Richard Timperio: Paintings 2011 at Art 101
September 8 to October 9, 2011
101 Grand Street, between Berry Street & Wythe Avenue
Williamsburg, (718) 302-2242
Most people in the art world familiar with Richard Timperio think of him in terms of his booming laugh and outsize cowboy hat, presiding over hectic openings at his Sideshow Gallery in Williamsburg. But there’s another side to Timperio, one that has been gradually maturing ever since he studied painting in the 1960s at the Cleveland Institute of Art in his hometown, his creative side. Over the years, his art evolved from pop-inspired imagery to scenes of rodeos (after a sojourn in New Mexico in the 1970s) after which the subject matter became more and more vague. The artist became less interested in social content, thus allowing his panoramas to afford purely visual satisfaction. For a while, he worked with heavy, sweeping applications of paint and sand in a gestural abstract style. A year ago, however, in a group show at Art 101, he demonstrated the beginnings of a new direction now more fully realized in his current solo exhibition at the same gallery. The best thing (of many good things) about these new paintings is that somehow they are as cheerful and ebullient as Timperio the jovial host.

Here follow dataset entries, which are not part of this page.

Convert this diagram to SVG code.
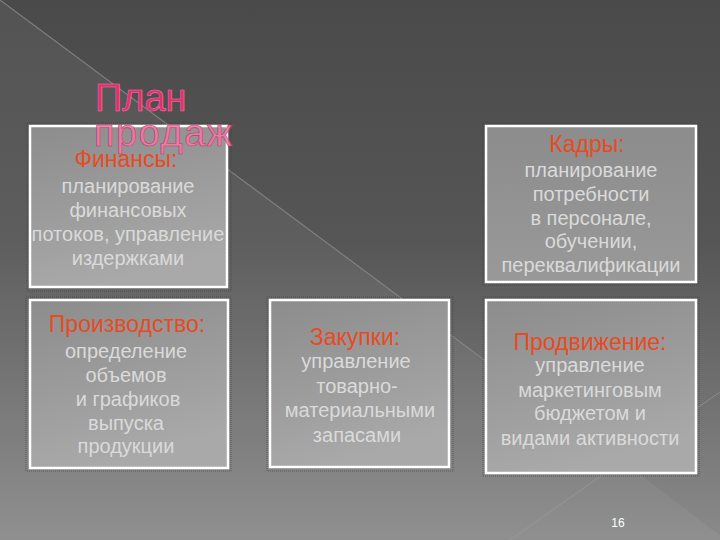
<svg xmlns="http://www.w3.org/2000/svg" width="720" height="540" viewBox="0 0 720 540">
  <defs>
    <linearGradient id="bg" x1="0" y1="0" x2="0" y2="1">
      <stop offset="0" stop-color="#4a4a4a"/>
      <stop offset="0.45" stop-color="#565656"/>
      <stop offset="1" stop-color="#8a8a8a"/>
    </linearGradient>
    <linearGradient id="boxfill" x1="0" y1="0" x2="0.3" y2="1">
      <stop offset="0" stop-color="#8c8c8c"/>
      <stop offset="1" stop-color="#a9a9a9"/>
    </linearGradient>
    <linearGradient id="boxfill2" x1="0" y1="0" x2="0" y2="1">
      <stop offset="0" stop-color="#8c8c8c"/>
      <stop offset="1" stop-color="#999999"/>
    </linearGradient>
  </defs>
  <style>
    .box { stroke: #ffffff; stroke-width: 2.5; }
    .shadow { fill: none; stroke: #3c3c3c; stroke-width: 1; stroke-dasharray: 1 1; opacity: 0.6; }
    .ttl { font-family: "Liberation Sans", Arial, sans-serif; font-size: 23px; fill: #e84a22; text-anchor: middle; }
    .body { font-family: "Liberation Sans", Arial, sans-serif; font-size: 20px; fill: #dadada; text-anchor: middle; }
    .head { font-family: "Liberation Sans", "DejaVu Sans", sans-serif; font-size: 38px; stroke-width: 0.6; }
  </style>

  <!-- background -->
  <rect x="0" y="0" width="720" height="540" fill="url(#bg)"/>
  <polygon points="0,0 720,535 720,540 0,540" fill="#ffffff" opacity="0.05"/>
  <line x1="0" y1="0" x2="720" y2="535" stroke="#8a8a8a" stroke-width="1.2" opacity="0.8"/>
  <line x1="720" y1="392" x2="510" y2="540" stroke="#a0a0a0" stroke-width="1" opacity="0.6"/>

  <!-- Финансы -->
  <g id="finance">
    <rect class="shadow" x="27" y="123" width="204" height="168"/>
    <rect class="box" x="30" y="126" width="197" height="161" fill="url(#boxfill)"/>
    <text class="ttl" x="126" y="167" font-size="22">Финансы:</text>
    <text class="body" x="128" y="193">планирование</text>
    <text class="body" x="128" y="217">финансовых</text>
    <text class="body" x="128" y="241">потоков, управление</text>
    <text class="body" x="128" y="265">издержками</text>
  </g>

  <!-- title -->
  <g id="title">
    <text class="head" x="95" y="111" fill="#d8336e" stroke="#ff70a4">План</text>
    <text class="head" x="94" y="146" fill="#f07aa6" stroke="#c03068" letter-spacing="1.5" opacity="0.9">продаж</text>
  </g>

  <!-- Кадры -->
  <g id="kadry">
    <rect class="shadow" x="483" y="123" width="216" height="162"/>
    <rect class="box" x="486" y="126" width="210" height="156" fill="url(#boxfill2)"/>
    <text class="ttl" x="587" y="152">Кадры:</text>
    <text class="body" x="591" y="177">планирование</text>
    <text class="body" x="591" y="201">потребности</text>
    <text class="body" x="591" y="225">в персонале,</text>
    <text class="body" x="591" y="248">обучении,</text>
    <text class="body" x="591" y="272">переквалификации</text>
  </g>

  <!-- Производство -->
  <g id="production">
    <rect class="shadow" x="26" y="297" width="205" height="174"/>
    <rect class="box" x="30" y="300" width="198" height="168" fill="url(#boxfill)"/>
    <text class="ttl" x="127" y="332">Производство:</text>
    <text class="body" x="126" y="358">определение</text>
    <text class="body" x="126" y="382">объемов</text>
    <text class="body" x="128" y="406">и графиков</text>
    <text class="body" x="126" y="430">выпуска</text>
    <text class="body" x="126" y="453">продукции</text>
  </g>

  <!-- Закупки -->
  <g id="zakupki">
    <rect class="shadow" x="267" y="297" width="186" height="174"/>
    <rect class="box" x="270" y="300" width="179" height="167" fill="url(#boxfill)"/>
    <text class="ttl" x="355" y="345">Закупки:</text>
    <text class="body" x="356" y="368">управление</text>
    <text class="body" x="357" y="393">товарно-</text>
    <text class="body" x="360" y="417">материальными</text>
    <text class="body" x="357" y="442">запасами</text>
  </g>

  <!-- Продвижение -->
  <g id="promotion">
    <rect class="shadow" x="483" y="297" width="216" height="179"/>
    <rect class="box" x="486" y="300" width="210" height="173" fill="url(#boxfill)"/>
    <text class="ttl" x="590" y="350">Продвижение:</text>
    <text class="body" x="590" y="372">управление</text>
    <text class="body" x="590" y="397">маркетинговым</text>
    <text class="body" x="590" y="420">бюджетом и</text>
    <text class="body" x="590" y="445">видами активности</text>
  </g>

  <text x="618" y="527" font-family="'Liberation Sans', Arial, sans-serif" font-size="12" fill="#ffffff" text-anchor="middle">16</text>
</svg>
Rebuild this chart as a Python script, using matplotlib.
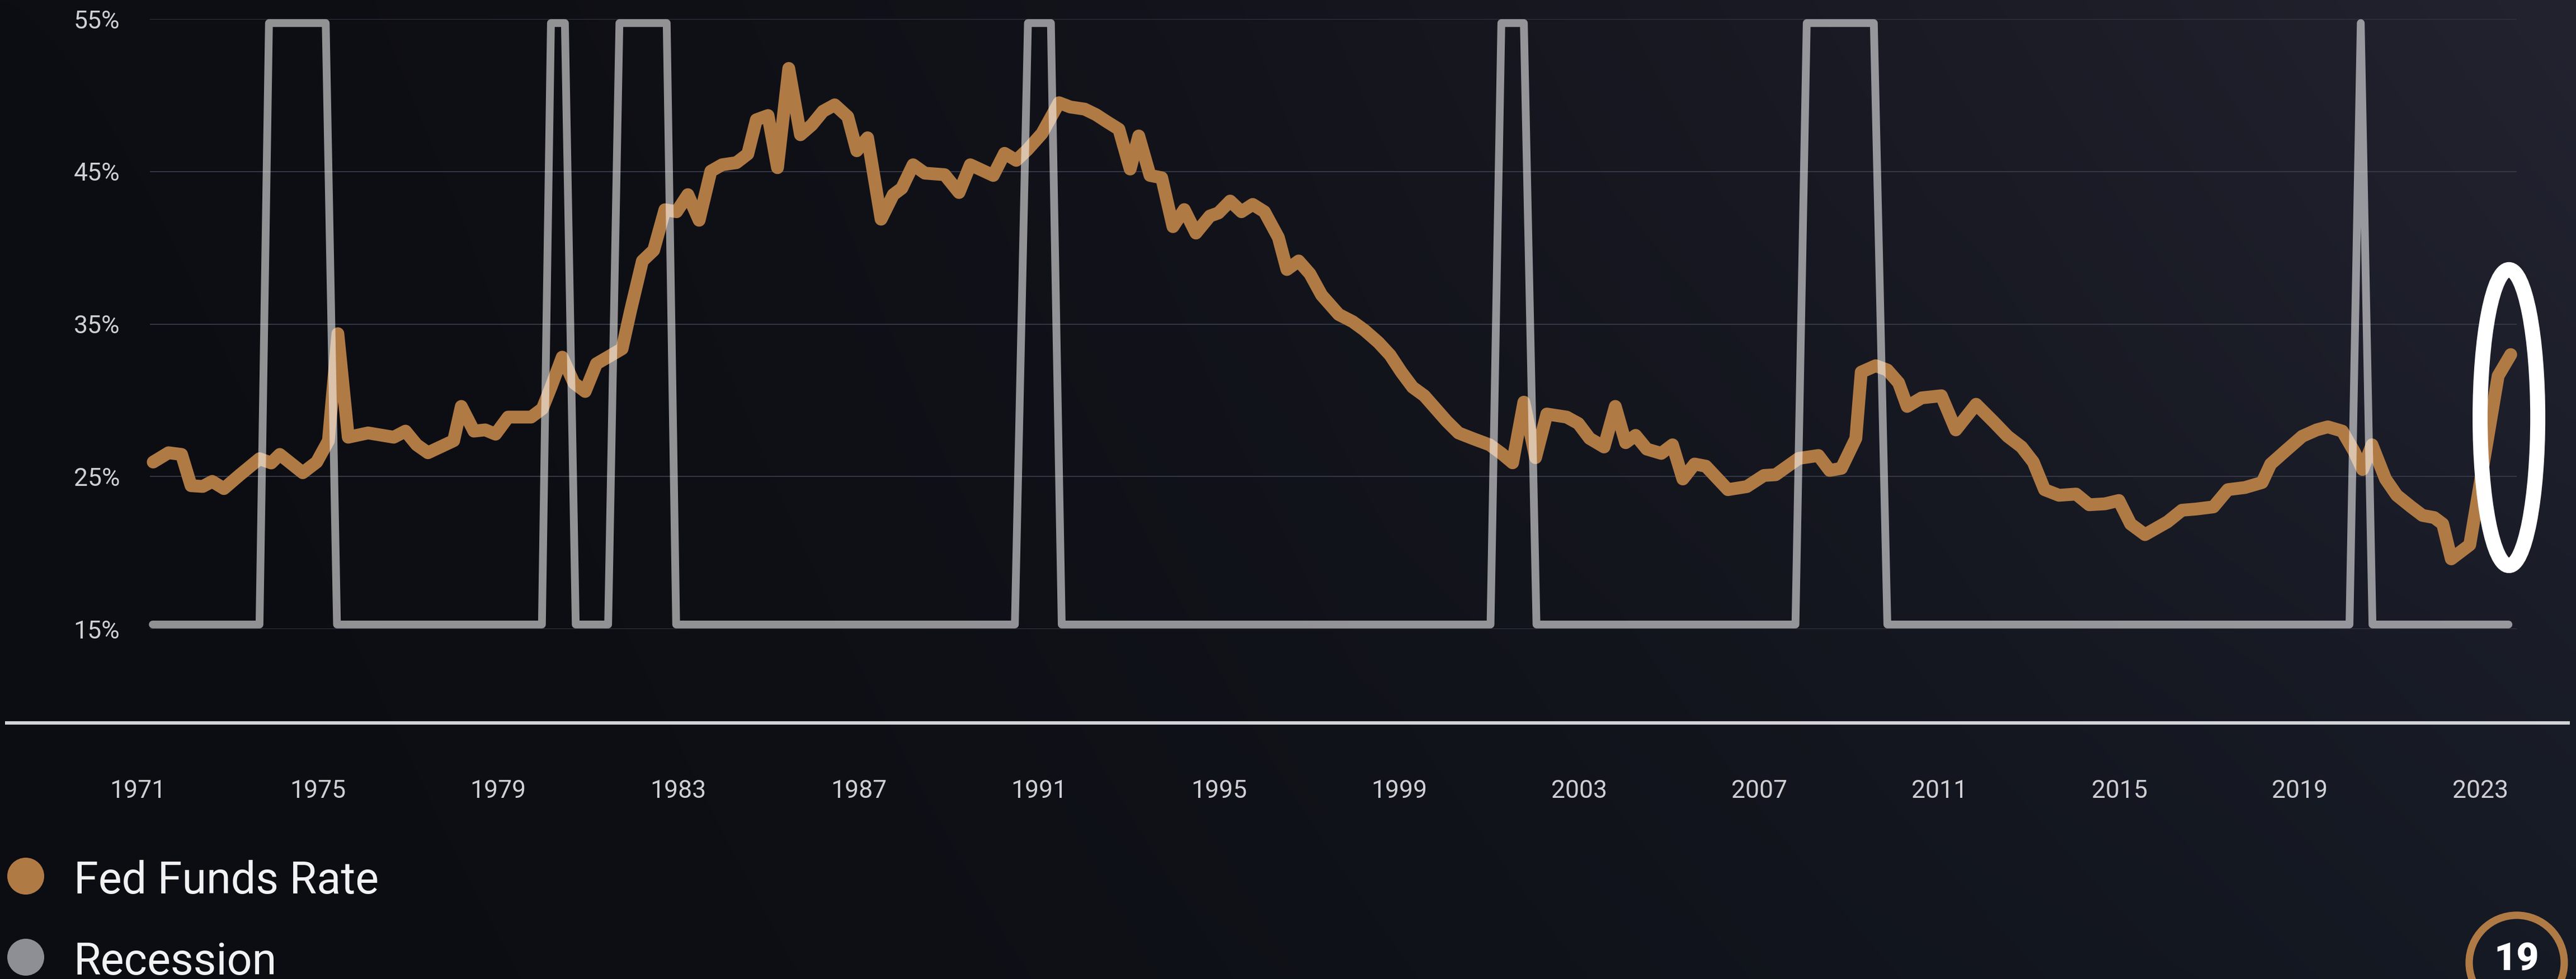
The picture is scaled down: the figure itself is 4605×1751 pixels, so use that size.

Gone is the heavy, serious, gestural surface. Instead, the new surfaces are light and airy, with clear and lively reds, blues, greens and other vivid, crystalline colors. Timperio freshens up a timeless visual trope, the figure- ground relationship. First, there is an undercoat consisting of large, soft, pale rectangles, squares or circles of brightly colored acrylic, areas whose boundaries are so fluid that the paint appears to have been stained into unsized canvas. (In reality, the fluid appearance of this ground is achieved by applying it over an undercoat of white house paint mixed with a dispersant, then superimposing the colored paint while the undercoat is still wet.) Once these colors are dry, a series of smaller images are superimposed with a brush.
The “figures” in his figure- ground relationship are sometimes circles or discs or squiggles. At their best, these curvilinear elements are perfectly delightful, for example in the aptly-named Turquoise Wheel. Even more effective, however, are the larger number of paintings in this show that employ congeries of lean little rectangles for their figures—sometimes outlined with strips of paint, sometimes surrounded with nothing more than a pencil-narrow line, but in any event dancing in an energetic fashion in the center of the field. If the rectangles are predominantly vertical, the picture usually follows suit, as for example in Jazz Blocker, a smaller work on paper, whereas a painting where the rectangles are mostly horizontal, most notably in Sunliner, an excitingly jazzy, larger picture on canvas, the composition is horizontal. Not all of this show is at the same level of intensity. Since Timperio has been working longer with the smaller pieces on paper, a higher proportion of these works, unsurprisingly, come off. As a whole the show is simply lots of fun and pleasure, easy to come away from with a smile.